[Requirements]
From the records below, print only the part that opens with the line containing "Convert this chart to Apache ECharts code." and closes with the line containing "const yTicks = [-4, -2, 0, 2, 4];"; omit the pictures.

——

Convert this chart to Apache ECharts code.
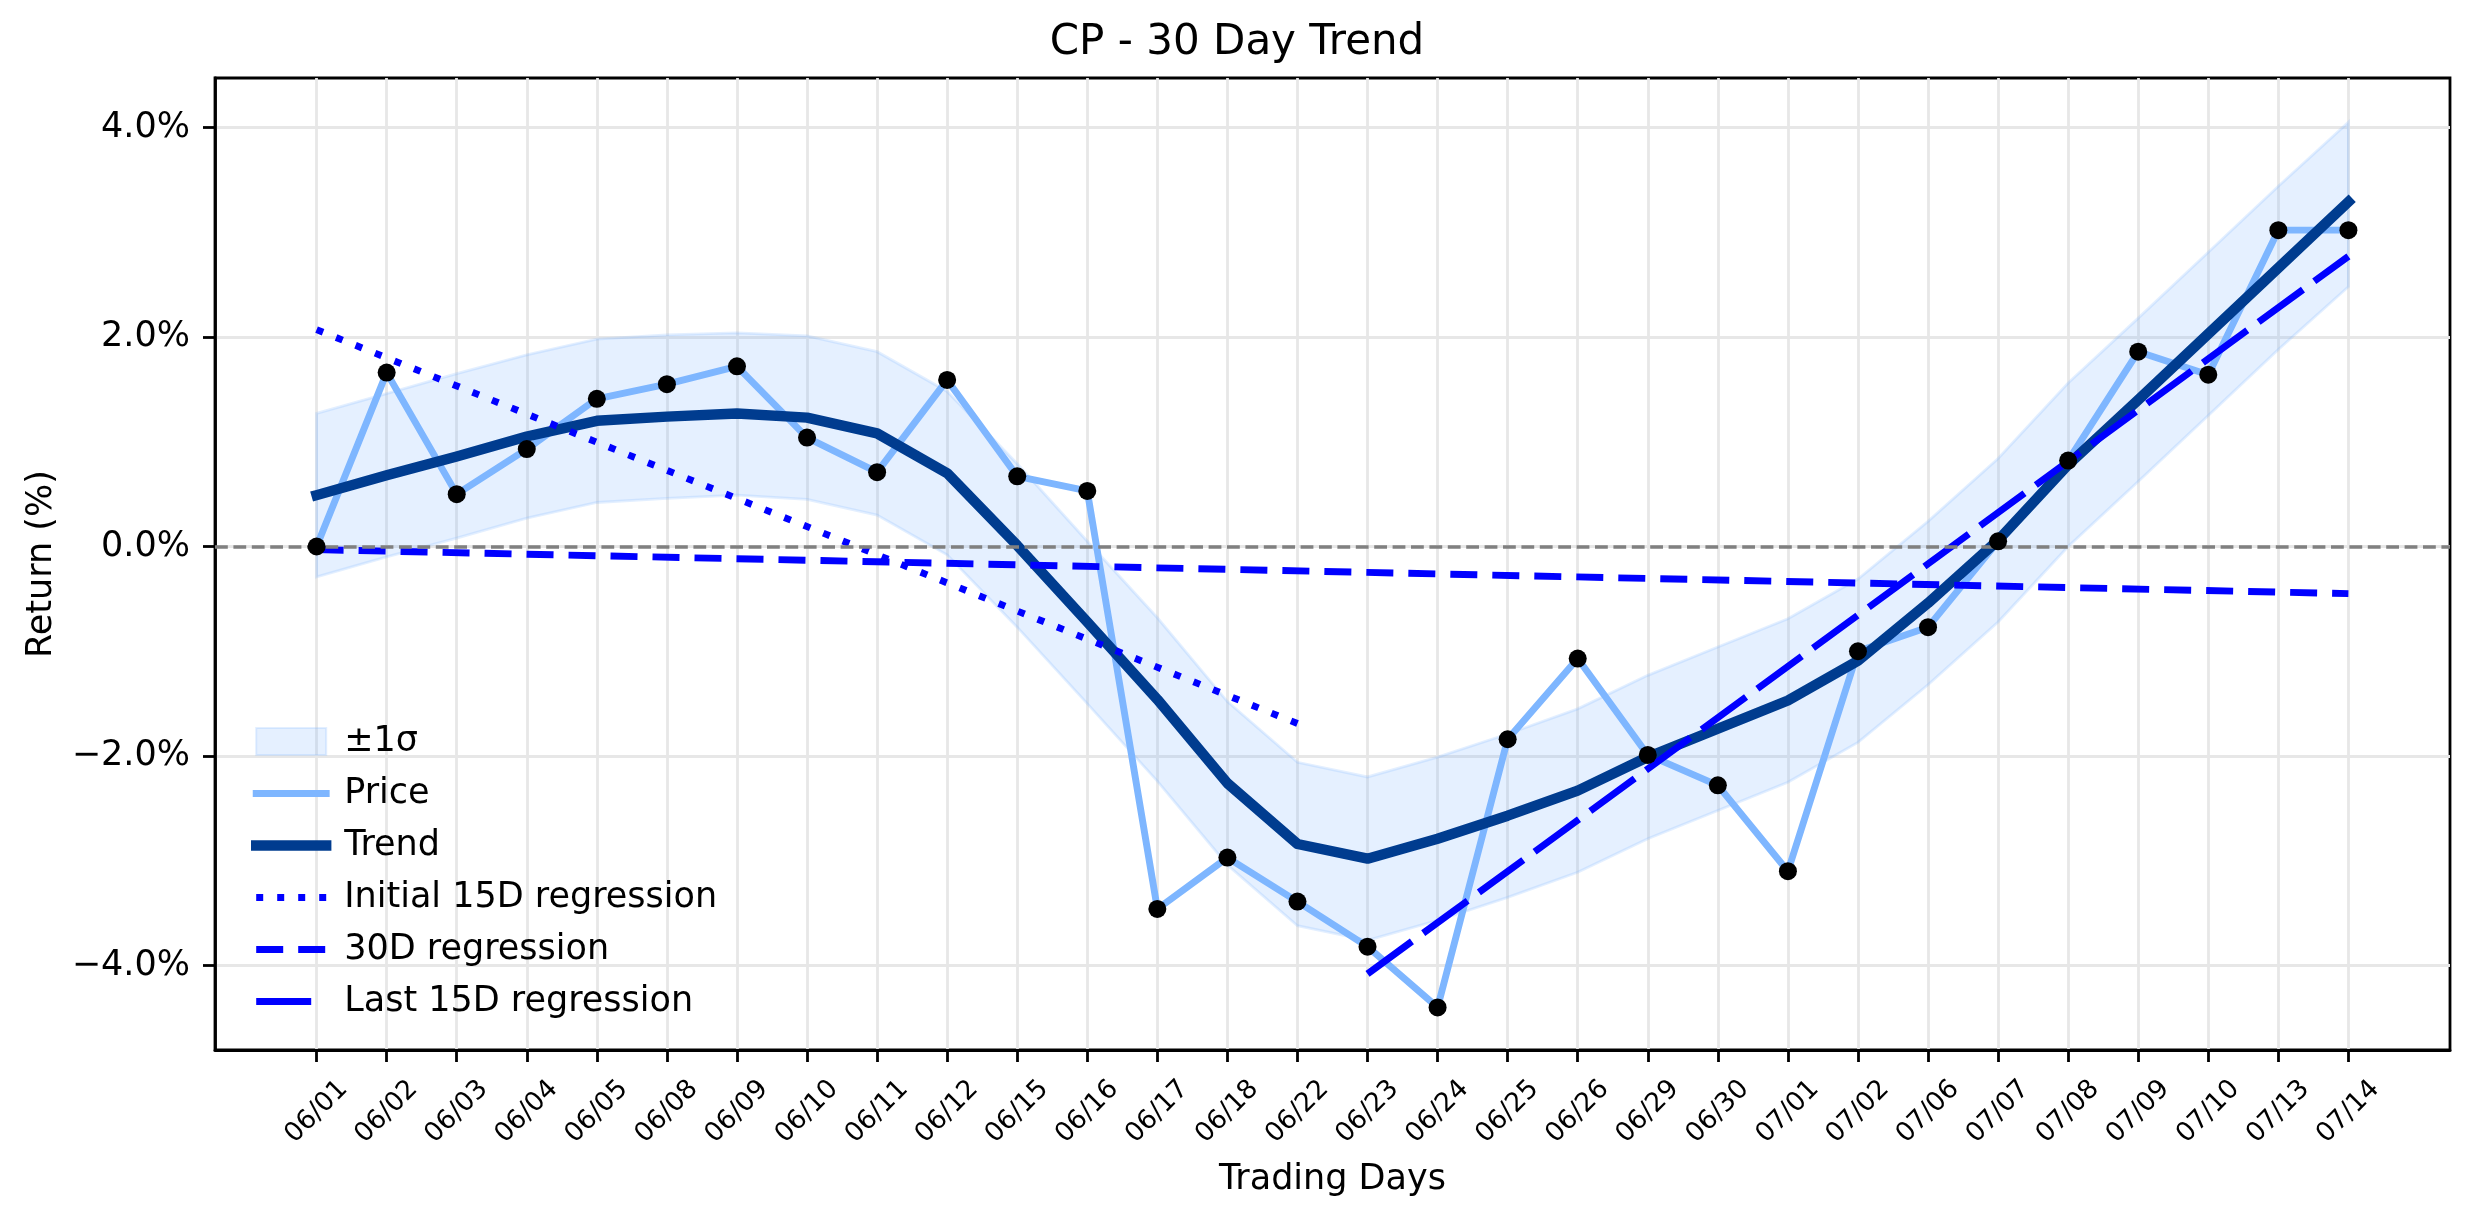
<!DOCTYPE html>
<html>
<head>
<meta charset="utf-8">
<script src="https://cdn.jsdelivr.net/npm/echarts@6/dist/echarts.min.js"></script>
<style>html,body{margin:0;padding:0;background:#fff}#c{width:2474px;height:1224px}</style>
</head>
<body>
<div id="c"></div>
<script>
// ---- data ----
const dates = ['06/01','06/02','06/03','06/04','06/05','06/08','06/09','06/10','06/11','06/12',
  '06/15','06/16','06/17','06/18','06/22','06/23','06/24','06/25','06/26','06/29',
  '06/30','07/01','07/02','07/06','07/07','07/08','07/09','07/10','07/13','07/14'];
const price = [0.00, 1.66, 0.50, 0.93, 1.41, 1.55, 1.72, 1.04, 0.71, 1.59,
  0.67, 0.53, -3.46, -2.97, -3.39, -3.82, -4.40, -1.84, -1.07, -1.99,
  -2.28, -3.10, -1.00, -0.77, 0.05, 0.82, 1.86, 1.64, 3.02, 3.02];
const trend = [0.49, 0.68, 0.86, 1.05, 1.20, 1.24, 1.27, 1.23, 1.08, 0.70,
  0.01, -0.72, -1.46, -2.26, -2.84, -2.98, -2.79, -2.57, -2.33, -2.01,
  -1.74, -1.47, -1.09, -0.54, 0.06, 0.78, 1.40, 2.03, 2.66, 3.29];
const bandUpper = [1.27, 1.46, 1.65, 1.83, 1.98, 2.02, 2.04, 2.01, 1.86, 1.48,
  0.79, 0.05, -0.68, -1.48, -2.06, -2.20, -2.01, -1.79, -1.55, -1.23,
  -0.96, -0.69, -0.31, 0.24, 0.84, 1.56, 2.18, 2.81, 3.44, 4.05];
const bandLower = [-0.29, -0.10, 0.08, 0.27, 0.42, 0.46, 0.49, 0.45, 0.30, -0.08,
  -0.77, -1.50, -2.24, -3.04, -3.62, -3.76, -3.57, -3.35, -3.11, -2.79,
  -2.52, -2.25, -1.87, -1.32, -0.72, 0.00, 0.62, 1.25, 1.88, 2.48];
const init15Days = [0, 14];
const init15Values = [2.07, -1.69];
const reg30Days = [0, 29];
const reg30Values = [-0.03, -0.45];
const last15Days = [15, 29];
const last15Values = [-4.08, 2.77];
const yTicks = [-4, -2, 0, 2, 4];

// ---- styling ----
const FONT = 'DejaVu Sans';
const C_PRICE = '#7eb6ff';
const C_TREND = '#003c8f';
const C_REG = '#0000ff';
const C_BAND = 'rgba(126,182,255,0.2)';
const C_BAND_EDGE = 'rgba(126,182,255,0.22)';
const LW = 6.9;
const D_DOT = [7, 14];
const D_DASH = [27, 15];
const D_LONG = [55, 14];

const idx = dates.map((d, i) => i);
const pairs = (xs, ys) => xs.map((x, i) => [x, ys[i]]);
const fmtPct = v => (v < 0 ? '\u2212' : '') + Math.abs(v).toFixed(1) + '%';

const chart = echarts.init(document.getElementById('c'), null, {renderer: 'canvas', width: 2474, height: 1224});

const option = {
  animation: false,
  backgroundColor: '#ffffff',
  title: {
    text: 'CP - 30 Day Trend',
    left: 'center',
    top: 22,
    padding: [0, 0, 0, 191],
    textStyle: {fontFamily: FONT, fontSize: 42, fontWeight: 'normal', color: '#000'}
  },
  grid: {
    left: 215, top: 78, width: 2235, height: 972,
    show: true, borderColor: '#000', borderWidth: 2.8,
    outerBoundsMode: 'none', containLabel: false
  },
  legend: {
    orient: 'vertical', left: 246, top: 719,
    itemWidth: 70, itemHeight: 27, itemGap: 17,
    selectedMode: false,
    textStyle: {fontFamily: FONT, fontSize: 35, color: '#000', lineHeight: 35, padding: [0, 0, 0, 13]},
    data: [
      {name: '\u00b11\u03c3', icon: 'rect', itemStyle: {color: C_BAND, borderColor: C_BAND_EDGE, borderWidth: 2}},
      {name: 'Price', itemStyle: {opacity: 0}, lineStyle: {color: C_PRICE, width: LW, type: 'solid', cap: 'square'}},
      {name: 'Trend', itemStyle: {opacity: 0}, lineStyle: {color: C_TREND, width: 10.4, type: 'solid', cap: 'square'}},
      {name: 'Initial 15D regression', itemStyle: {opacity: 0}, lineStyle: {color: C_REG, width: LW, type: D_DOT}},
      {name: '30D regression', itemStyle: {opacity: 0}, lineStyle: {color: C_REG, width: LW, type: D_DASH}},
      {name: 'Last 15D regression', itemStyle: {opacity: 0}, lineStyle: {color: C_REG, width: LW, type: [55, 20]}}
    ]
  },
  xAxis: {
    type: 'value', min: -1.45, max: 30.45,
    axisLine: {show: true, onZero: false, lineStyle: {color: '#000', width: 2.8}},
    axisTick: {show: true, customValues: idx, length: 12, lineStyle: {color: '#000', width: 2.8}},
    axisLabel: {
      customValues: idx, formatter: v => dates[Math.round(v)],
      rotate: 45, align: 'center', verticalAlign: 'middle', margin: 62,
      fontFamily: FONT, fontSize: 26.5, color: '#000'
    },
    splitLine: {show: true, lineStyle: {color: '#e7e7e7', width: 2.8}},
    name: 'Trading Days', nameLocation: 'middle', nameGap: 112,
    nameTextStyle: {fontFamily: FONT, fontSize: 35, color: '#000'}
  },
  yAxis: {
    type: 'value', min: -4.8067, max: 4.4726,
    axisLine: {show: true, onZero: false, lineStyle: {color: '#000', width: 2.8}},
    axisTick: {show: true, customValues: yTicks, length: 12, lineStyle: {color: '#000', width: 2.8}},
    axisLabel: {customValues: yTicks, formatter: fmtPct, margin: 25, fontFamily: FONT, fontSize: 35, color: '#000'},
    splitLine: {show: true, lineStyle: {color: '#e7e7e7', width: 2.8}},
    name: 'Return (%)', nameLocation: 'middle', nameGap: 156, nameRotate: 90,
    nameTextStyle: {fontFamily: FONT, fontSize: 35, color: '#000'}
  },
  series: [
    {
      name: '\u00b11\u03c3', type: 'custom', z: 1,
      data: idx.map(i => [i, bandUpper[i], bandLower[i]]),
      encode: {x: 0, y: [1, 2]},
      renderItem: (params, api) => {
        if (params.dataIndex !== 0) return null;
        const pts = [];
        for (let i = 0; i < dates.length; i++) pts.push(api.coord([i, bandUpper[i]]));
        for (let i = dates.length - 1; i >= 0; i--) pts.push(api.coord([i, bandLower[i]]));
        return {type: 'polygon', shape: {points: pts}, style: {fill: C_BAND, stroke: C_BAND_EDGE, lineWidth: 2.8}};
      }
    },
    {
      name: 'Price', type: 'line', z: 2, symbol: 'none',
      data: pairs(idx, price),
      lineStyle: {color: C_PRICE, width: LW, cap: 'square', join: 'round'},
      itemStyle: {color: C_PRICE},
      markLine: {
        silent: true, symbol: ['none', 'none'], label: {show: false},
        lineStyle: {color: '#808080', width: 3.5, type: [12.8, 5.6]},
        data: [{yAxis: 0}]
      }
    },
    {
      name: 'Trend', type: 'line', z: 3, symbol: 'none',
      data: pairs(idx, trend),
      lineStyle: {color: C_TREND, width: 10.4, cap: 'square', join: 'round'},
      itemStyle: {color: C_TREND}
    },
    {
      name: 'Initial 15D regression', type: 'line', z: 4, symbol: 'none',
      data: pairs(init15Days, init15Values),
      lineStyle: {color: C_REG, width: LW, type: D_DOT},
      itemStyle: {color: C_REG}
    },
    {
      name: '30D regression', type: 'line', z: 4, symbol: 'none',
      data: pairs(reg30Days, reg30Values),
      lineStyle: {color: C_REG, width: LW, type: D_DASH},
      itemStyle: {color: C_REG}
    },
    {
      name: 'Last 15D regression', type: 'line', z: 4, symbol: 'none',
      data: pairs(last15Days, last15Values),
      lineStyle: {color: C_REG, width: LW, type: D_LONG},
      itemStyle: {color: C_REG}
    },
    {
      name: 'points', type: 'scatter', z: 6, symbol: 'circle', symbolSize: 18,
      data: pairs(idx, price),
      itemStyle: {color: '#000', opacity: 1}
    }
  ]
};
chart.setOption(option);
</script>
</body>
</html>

——

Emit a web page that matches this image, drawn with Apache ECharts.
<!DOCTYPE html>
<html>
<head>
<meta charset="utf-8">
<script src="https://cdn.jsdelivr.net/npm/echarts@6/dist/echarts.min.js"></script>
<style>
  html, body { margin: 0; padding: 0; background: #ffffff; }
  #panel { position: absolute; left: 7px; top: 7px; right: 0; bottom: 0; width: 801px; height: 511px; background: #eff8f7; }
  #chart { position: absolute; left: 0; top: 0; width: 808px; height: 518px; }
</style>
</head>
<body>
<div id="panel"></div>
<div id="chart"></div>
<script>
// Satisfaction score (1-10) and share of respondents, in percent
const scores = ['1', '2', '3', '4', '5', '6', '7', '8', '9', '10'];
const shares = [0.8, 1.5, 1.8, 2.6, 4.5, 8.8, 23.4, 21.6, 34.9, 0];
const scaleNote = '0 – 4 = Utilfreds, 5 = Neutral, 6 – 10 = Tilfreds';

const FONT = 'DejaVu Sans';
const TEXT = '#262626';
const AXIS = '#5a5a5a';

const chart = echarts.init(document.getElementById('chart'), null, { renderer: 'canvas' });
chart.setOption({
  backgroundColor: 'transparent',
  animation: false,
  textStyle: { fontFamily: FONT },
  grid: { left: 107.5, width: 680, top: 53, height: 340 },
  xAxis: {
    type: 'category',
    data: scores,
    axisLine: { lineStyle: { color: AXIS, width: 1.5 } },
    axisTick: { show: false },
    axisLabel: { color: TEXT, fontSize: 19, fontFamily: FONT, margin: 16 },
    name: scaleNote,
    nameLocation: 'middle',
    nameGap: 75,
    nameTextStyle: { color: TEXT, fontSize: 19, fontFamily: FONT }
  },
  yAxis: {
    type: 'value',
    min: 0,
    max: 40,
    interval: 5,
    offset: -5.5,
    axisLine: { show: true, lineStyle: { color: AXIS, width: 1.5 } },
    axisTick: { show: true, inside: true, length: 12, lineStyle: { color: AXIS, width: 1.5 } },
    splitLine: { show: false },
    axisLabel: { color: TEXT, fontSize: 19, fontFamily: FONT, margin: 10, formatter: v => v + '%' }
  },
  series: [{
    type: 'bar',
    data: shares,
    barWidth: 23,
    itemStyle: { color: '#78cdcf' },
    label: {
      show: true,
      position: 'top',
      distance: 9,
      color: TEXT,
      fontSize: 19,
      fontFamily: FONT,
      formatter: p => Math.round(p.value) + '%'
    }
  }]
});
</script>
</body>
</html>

——

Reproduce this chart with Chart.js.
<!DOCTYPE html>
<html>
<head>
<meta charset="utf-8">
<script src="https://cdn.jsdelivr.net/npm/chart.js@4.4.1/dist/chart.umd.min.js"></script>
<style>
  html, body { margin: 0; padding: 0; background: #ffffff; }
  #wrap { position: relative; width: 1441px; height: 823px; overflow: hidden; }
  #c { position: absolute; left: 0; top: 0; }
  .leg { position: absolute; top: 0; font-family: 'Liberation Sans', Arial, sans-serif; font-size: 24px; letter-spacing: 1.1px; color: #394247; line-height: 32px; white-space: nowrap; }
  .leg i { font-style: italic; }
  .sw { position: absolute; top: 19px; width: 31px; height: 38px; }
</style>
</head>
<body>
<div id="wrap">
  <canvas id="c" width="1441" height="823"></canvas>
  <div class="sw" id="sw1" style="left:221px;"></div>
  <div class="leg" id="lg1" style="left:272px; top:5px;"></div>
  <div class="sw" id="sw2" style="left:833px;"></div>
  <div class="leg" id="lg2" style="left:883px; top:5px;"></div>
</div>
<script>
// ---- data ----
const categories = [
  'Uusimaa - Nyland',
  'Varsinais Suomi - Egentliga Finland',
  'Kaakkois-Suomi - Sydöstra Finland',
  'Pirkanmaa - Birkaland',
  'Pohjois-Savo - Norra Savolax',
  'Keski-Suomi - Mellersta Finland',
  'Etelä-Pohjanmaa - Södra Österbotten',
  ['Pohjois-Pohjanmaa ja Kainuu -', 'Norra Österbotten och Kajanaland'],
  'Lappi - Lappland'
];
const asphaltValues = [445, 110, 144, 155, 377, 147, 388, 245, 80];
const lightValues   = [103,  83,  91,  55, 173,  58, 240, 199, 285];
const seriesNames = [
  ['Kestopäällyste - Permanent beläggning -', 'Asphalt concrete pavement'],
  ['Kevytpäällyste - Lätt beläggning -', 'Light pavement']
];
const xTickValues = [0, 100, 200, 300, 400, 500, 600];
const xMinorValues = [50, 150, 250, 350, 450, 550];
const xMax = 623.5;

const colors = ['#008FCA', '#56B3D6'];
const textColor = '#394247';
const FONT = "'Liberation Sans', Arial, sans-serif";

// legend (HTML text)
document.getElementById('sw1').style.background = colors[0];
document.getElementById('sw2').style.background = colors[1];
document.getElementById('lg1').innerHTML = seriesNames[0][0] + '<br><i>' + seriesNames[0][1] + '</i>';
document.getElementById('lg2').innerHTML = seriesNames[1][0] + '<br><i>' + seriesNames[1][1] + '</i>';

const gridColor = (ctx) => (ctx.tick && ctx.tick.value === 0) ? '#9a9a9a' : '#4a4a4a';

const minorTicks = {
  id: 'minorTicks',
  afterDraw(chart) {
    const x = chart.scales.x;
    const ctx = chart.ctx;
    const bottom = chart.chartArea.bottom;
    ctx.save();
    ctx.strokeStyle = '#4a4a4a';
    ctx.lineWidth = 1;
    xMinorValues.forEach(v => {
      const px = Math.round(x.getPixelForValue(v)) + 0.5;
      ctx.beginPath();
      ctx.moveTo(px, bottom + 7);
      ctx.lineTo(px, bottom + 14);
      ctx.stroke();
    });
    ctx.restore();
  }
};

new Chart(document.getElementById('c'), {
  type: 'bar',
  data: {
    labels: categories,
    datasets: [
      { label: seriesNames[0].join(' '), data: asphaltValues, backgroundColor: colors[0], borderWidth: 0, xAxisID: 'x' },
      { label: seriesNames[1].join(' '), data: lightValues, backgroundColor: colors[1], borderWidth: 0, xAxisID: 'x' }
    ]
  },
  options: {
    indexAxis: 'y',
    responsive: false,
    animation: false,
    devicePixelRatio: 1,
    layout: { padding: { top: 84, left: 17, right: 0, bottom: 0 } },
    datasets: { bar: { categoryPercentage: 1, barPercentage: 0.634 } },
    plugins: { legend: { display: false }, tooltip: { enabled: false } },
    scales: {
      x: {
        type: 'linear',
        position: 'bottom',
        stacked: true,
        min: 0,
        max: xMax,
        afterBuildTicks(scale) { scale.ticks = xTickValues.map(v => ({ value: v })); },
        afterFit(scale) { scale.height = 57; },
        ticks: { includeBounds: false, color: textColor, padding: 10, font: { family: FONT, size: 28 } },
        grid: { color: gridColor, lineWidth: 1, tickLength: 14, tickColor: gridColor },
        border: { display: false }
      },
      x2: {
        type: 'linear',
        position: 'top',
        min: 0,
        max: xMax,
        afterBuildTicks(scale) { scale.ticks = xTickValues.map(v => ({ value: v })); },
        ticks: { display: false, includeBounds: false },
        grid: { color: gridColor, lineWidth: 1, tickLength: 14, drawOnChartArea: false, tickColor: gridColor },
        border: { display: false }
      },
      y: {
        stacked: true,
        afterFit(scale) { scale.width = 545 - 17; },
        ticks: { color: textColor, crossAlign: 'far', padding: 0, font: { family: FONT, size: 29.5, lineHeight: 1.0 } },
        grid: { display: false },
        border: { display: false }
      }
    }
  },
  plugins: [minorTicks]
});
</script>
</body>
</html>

——

[In response]
Convert this chart to Apache ECharts code.
<!DOCTYPE html>
<html>
<head>
<meta charset="utf-8">
<script src="https://cdn.jsdelivr.net/npm/echarts@6/dist/echarts.min.js"></script>
<style>html,body{margin:0;padding:0;background:#fff}#c{width:2474px;height:1224px}</style>
</head>
<body>
<div id="c"></div>
<script>
// ---- data ----
const dates = ['06/01','06/02','06/03','06/04','06/05','06/08','06/09','06/10','06/11','06/12',
  '06/15','06/16','06/17','06/18','06/22','06/23','06/24','06/25','06/26','06/29',
  '06/30','07/01','07/02','07/06','07/07','07/08','07/09','07/10','07/13','07/14'];
const price = [0.00, 1.66, 0.50, 0.93, 1.41, 1.55, 1.72, 1.04, 0.71, 1.59,
  0.67, 0.53, -3.46, -2.97, -3.39, -3.82, -4.40, -1.84, -1.07, -1.99,
  -2.28, -3.10, -1.00, -0.77, 0.05, 0.82, 1.86, 1.64, 3.02, 3.02];
const trend = [0.49, 0.68, 0.86, 1.05, 1.20, 1.24, 1.27, 1.23, 1.08, 0.70,
  0.01, -0.72, -1.46, -2.26, -2.84, -2.98, -2.79, -2.57, -2.33, -2.01,
  -1.74, -1.47, -1.09, -0.54, 0.06, 0.78, 1.40, 2.03, 2.66, 3.29];
const bandUpper = [1.27, 1.46, 1.65, 1.83, 1.98, 2.02, 2.04, 2.01, 1.86, 1.48,
  0.79, 0.05, -0.68, -1.48, -2.06, -2.20, -2.01, -1.79, -1.55, -1.23,
  -0.96, -0.69, -0.31, 0.24, 0.84, 1.56, 2.18, 2.81, 3.44, 4.05];
const bandLower = [-0.29, -0.10, 0.08, 0.27, 0.42, 0.46, 0.49, 0.45, 0.30, -0.08,
  -0.77, -1.50, -2.24, -3.04, -3.62, -3.76, -3.57, -3.35, -3.11, -2.79,
  -2.52, -2.25, -1.87, -1.32, -0.72, 0.00, 0.62, 1.25, 1.88, 2.48];
const init15Days = [0, 14];
const init15Values = [2.07, -1.69];
const reg30Days = [0, 29];
const reg30Values = [-0.03, -0.45];
const last15Days = [15, 29];
const last15Values = [-4.08, 2.77];
const yTicks = [-4, -2, 0, 2, 4];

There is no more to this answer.